Vamos lá (um fio). Pelo visto há 3 estratégias que os governos do mundo estão usando para lidar com a pandemia de coronavirus. Vou apelidá-las de: 1) "levar no queixo" (em homenagem ao Boris Johnson), 2) a "via chinesa" (fecha tudo), 3) "testar e conter". Qual será a do Brasil?
Testar e conter é a estratégia favorita dos países do sudeste asiático que experimentaram o surto de SARS há alguns anos atrás. Ela está base em identificar os casos individualmente, mapear a cadeia de transmissão, e isolar os focos sem muita disrupção econômica.
Serve bem para países pequenos, com Estados organizados e preparados, mas precisa ser posta em prática cedo. Tem os menores custos econômicos. Alguns países estão sendo bem sucedidos nessa via. Não é mais aplicável para Europa e Estados Unidos (e acho que também não pra nós).
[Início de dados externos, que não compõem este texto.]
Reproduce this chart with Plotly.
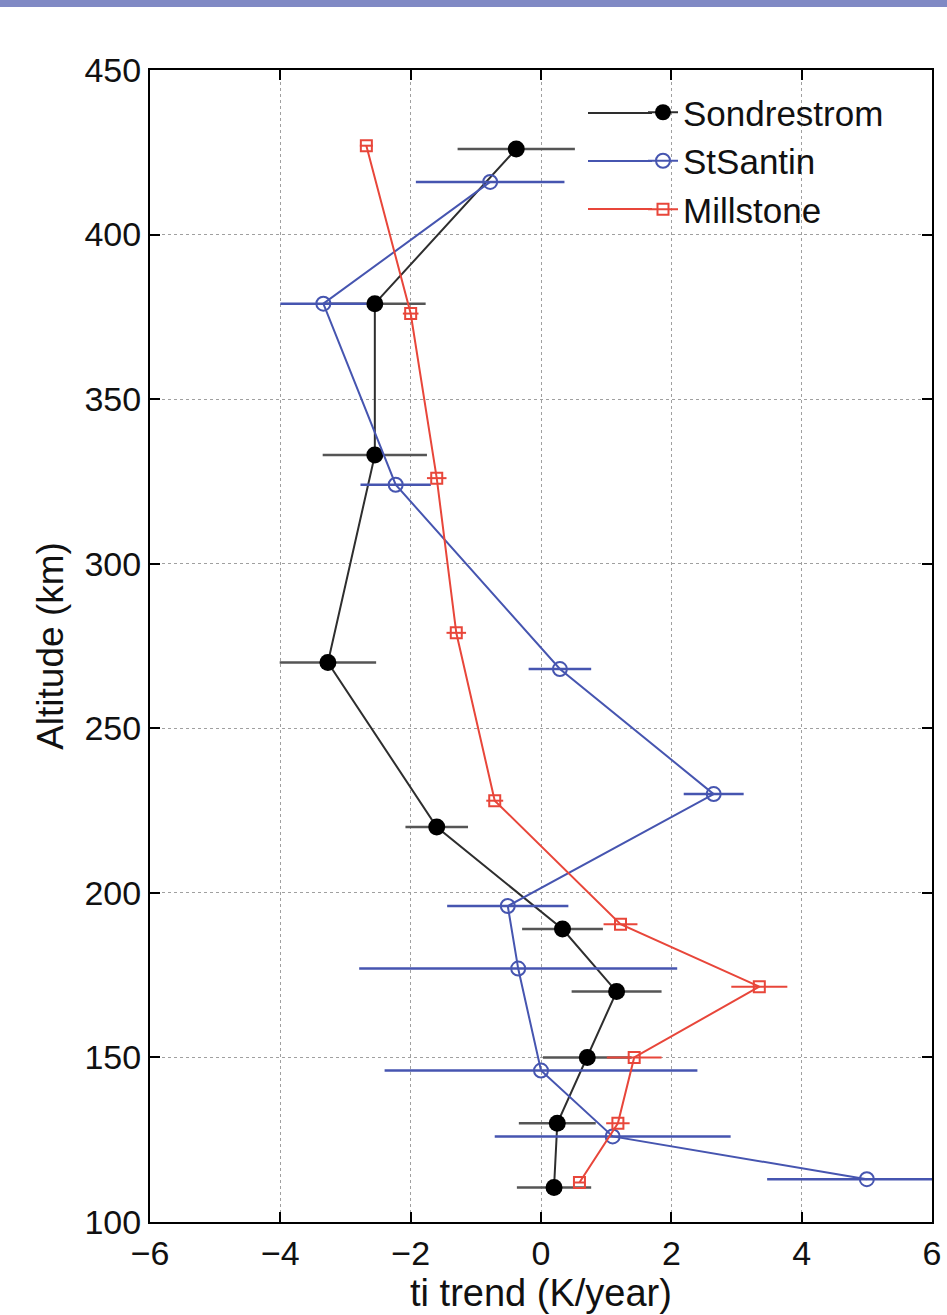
import plotly.graph_objects as go

# Sondrestrom
sond_alt = [426, 379, 333, 270, 220, 189, 170, 150, 130, 110.5]
sond_trend = [-0.38, -2.55, -2.55, -3.27, -1.6, 0.33, 1.16, 0.71, 0.25, 0.2]
sond_err = [0.9, 0.78, 0.8, 0.74, 0.48, 0.62, 0.69, 0.68, 0.59, 0.57]

# StSantin
stsa_alt = [416, 379, 324, 268, 230, 196, 177, 146, 126, 113]
stsa_trend = [-0.78, -3.34, -2.23, 0.29, 2.65, -0.51, -0.35, 0.0, 1.1, 5.0]
stsa_err = [1.14, 0.66, 0.54, 0.48, 0.46, 0.93, 2.44, 2.4, 1.81, 1.53]

# Millstone
mill_alt = [427, 376, 326, 279, 228, 190.5, 171.5, 150, 130, 112]
mill_trend = [-2.68, -2.0, -1.6, -1.3, -0.71, 1.22, 3.35, 1.43, 1.18, 0.59]
mill_err = [0.1, 0.12, 0.15, 0.15, 0.13, 0.26, 0.43, 0.42, 0.18, 0.08]

x_ticks = [-6, -4, -2, 0, 2, 4, 6]
y_ticks = [100, 150, 200, 250, 300, 350, 400, 450]

FONT = "Liberation Sans, Arial, Helvetica, sans-serif"

series_colors = {"Sondrestrom": "#2e2e2e", "StSantin": "#4655b0", "Millstone": "#e8463a"}

fig = go.Figure()

fig.add_trace(go.Scatter(
    x=sond_trend, y=sond_alt, name="Sondrestrom", mode="lines+markers",
    line=dict(color=series_colors["Sondrestrom"], width=2),
    marker=dict(symbol="circle", size=17, color="black"),
    error_x=dict(type="data", array=sond_err, visible=True, color="#555555",
                 thickness=2.5, width=0),
))
fig.add_trace(go.Scatter(
    x=stsa_trend, y=stsa_alt, name="StSantin", mode="lines+markers",
    line=dict(color=series_colors["StSantin"], width=2),
    marker=dict(symbol="circle-open", size=14, color=series_colors["StSantin"],
                line=dict(width=2, color=series_colors["StSantin"])),
    error_x=dict(type="data", array=stsa_err, visible=True, color=series_colors["StSantin"],
                 thickness=2.5, width=0),
))
fig.add_trace(go.Scatter(
    x=mill_trend, y=mill_alt, name="Millstone", mode="lines+markers",
    line=dict(color=series_colors["Millstone"], width=2),
    marker=dict(symbol="square-open", size=11, color=series_colors["Millstone"],
                line=dict(width=2, color=series_colors["Millstone"])),
    error_x=dict(type="data", array=mill_err, visible=True, color=series_colors["Millstone"],
                 thickness=2, width=0),
))

axis_common = dict(
    showline=True, linecolor="black", linewidth=2, mirror="allticks",
    ticks="inside", ticklen=10, tickwidth=1.5, tickcolor="black",
    showgrid=True, gridcolor="#a0a0a0", gridwidth=1, griddash="dot",
    zeroline=False, automargin=False,
    tickfont=dict(family=FONT, size=34, color="#111111"),
)

fig.update_xaxes(range=[-6, 6], tickvals=x_ticks,
                 ticktext=["\u22126", "\u22124", "\u22122", "0", "2", "4", "6"],
                 title=dict(text="ti trend (K/year)", font=dict(family=FONT, size=38, color="#111111"),
                            standoff=4),
                 **axis_common)
fig.update_yaxes(range=[100, 450], tickvals=y_ticks,
                 title=dict(text="Altitude (km)", font=dict(family=FONT, size=37, color="#111111"),
                            standoff=10),
                 **axis_common)

# top colour band of the page
fig.add_shape(type="rect", xref="paper", yref="paper",
              x0=-0.2, x1=1.03, y0=1 + 63 / 1152, y1=1 + 70 / 1152,
              fillcolor="#8089c4", line=dict(width=0), layer="above")

# longer legend sample lines (extend to the left of the native legend symbols)
PW, PH = 782.0, 1152.0
LEG_FONT = 35
row_h = 48
first_row = 113
for i, name in enumerate(["Sondrestrom", "StSantin", "Millstone"]):
    ypx = first_row + row_h * i
    yp = 1 - (ypx - 70) / PH
    fig.add_shape(type="line", xref="paper", yref="paper",
                  x0=(588 - 150) / PW, x1=(652 - 150) / PW, y0=yp, y1=yp,
                  line=dict(color=series_colors[name], width=2), layer="above")

fig.update_layout(
    width=947, height=1315,
    margin=dict(l=150, r=15, t=70, b=93),
    paper_bgcolor="white", plot_bgcolor="white",
    font=dict(family=FONT, color="#111111"),
    showlegend=True,
    legend=dict(x=(643 - 150) / PW, y=1 - (first_row - 70 - row_h / 2 - 6) / PH,
                xanchor="left", yanchor="top",
                bgcolor="rgba(0,0,0,0)", borderwidth=0,
                font=dict(family=FONT, size=LEG_FONT, color="#111111"),
                itemwidth=30, tracegroupgap=0),
)

fig.write_html("out.html")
A "via chinesa" envolve o uso de medidas drásticas e disruptivas para aumentar o distanciamento social. Quarentena de populações inteiras, interrupção de todas as atividades não-essenciais. Essas medidas se mostraram muito bem sucedidas em diminuir a velocidade do contágio.
Na maior parte dos países, o objetivo é achatar a curva de contágio para que não fique acima da capacidade do sistema de saúde, ou ir atrasando os casos até que se encontre uma vacina ou tratamentos mais efetivos. É uma abordagem cara e prolongada. Quanto mais efetiva, mais cara.
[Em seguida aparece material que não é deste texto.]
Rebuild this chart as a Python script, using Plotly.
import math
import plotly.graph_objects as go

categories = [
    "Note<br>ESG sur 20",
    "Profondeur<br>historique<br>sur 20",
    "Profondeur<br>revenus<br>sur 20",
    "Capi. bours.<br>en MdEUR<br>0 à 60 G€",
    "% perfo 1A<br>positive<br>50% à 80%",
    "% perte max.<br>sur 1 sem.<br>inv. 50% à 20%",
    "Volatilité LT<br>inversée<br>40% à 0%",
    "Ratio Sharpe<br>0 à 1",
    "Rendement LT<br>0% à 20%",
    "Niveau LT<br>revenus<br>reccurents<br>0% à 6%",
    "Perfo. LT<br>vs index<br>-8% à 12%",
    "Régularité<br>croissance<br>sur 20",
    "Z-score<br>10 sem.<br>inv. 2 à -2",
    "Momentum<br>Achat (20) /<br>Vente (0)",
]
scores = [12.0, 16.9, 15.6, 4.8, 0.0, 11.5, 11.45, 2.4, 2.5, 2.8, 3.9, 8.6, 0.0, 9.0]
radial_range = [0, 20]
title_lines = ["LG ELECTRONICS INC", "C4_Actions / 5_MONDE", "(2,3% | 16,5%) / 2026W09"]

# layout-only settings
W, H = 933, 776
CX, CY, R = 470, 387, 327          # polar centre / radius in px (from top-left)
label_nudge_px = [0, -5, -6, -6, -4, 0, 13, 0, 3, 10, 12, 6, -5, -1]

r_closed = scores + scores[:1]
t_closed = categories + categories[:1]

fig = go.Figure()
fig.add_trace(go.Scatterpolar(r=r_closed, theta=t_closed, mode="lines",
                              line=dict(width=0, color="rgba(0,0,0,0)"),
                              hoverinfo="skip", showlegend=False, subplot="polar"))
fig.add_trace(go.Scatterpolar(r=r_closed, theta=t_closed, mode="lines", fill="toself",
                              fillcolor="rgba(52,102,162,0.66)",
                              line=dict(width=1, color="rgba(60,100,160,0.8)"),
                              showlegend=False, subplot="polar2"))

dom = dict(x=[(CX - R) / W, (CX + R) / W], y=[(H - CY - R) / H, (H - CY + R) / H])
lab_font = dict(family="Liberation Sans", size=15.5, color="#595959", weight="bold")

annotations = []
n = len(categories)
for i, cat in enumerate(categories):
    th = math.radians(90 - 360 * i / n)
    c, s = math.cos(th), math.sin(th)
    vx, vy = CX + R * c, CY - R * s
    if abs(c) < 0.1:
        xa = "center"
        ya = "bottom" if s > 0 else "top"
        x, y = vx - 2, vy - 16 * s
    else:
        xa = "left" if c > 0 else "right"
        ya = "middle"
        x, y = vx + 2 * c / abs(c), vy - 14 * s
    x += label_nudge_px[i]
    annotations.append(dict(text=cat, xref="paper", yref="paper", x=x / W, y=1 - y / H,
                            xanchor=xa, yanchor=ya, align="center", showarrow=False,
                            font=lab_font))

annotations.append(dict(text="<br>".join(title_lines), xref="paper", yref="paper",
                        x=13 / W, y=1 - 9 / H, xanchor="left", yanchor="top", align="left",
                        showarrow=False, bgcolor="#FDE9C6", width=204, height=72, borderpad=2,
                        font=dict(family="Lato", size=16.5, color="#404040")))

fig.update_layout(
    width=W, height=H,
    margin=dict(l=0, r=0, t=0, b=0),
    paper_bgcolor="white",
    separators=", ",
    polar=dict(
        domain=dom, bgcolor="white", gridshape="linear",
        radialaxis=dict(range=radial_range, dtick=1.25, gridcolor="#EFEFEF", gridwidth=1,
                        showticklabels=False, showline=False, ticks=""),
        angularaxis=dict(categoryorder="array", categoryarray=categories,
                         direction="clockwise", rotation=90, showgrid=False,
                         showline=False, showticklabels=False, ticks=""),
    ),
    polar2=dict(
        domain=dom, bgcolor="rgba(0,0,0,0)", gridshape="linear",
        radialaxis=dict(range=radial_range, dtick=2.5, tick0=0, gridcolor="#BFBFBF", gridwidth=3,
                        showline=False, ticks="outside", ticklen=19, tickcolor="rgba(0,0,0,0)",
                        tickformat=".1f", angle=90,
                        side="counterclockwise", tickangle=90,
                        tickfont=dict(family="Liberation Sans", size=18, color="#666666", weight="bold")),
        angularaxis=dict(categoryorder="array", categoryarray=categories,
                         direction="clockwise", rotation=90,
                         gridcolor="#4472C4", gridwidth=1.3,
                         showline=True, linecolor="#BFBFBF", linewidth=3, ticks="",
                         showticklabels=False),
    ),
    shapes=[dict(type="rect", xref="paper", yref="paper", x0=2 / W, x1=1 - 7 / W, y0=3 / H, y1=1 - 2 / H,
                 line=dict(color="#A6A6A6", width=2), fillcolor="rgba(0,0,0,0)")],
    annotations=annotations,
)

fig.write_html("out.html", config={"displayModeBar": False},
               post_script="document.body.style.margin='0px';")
Se a maioria dos epidemiologistas parecem estar inclinados em preferir a 3, e depois passar pra 2 caso não funcione, uma quantidade notável de economistas é simpática a 1, "levar no queixo" (possivelmente Guedes está entre eles).
"Levar no queixo" significa simplesmente deixar a epidemia "mover no seu curso", até construir "imunidade de rebanho". Ou seja, cerca de 70% da população vai contrair, quem pegar pegou, que morrer morreu. E logo vai passar, não precisamos mudar nossas vidas.
Essa estratégia tem sido defendida abertamente pelo governo do Reino Unido, com menos entusiasmo pela Alemanha, e é talvez a estratégia implícita dos Estados Unidos.
O argumento público dos economistas: fazer a economia parar, causar uma recessão, geraria mais sofrimento do que deixar a epidemia seguir seu curso. Ou então que as medidas restritivas, de confinamento, na escala em que são necessárias, são impraticáveis em democracias ocidentais
(O argumento não-público, creio eu, é que a estratégia 2 fere excessivamente a taxa de lucros)
Como é frequentemente o caso com o raciocínio dos economistas, "levar no queixo" me parece um raciocínio cínico. A razão é que não achatar a curva de contágio implica necessariamente em aumentar a taxa de letalidade da doença.
Isso porque a letalidade está direitamente relacionada com a disponibilidade de tratamento intensivo. Se você decidir levar no queixo, certamente faltará leitos de UTI e respiradores. A consequência são mortes inteiramente evitáveis.
Mas eu suspeito que, no final das contas, essa estratégia vai se mostrar politicamente inviável, e se passará, atrapalhadamente e apressadamente, para alguma forma emergencial de "via chinesa" (ou as pessoas mesmo, em pânico, colocarão isso em prática).
Algo parecido pelo visto aconteceu na Itália: o governo inicialmente adotou uma postura relaxada ("é isso aí, é uma gripe, coisas da vida"), mas a pressão no sistema de saúde se mostrou tão brutal que as pessoas surtaram. O resultado foi, inevitavelmente, fecha tudo.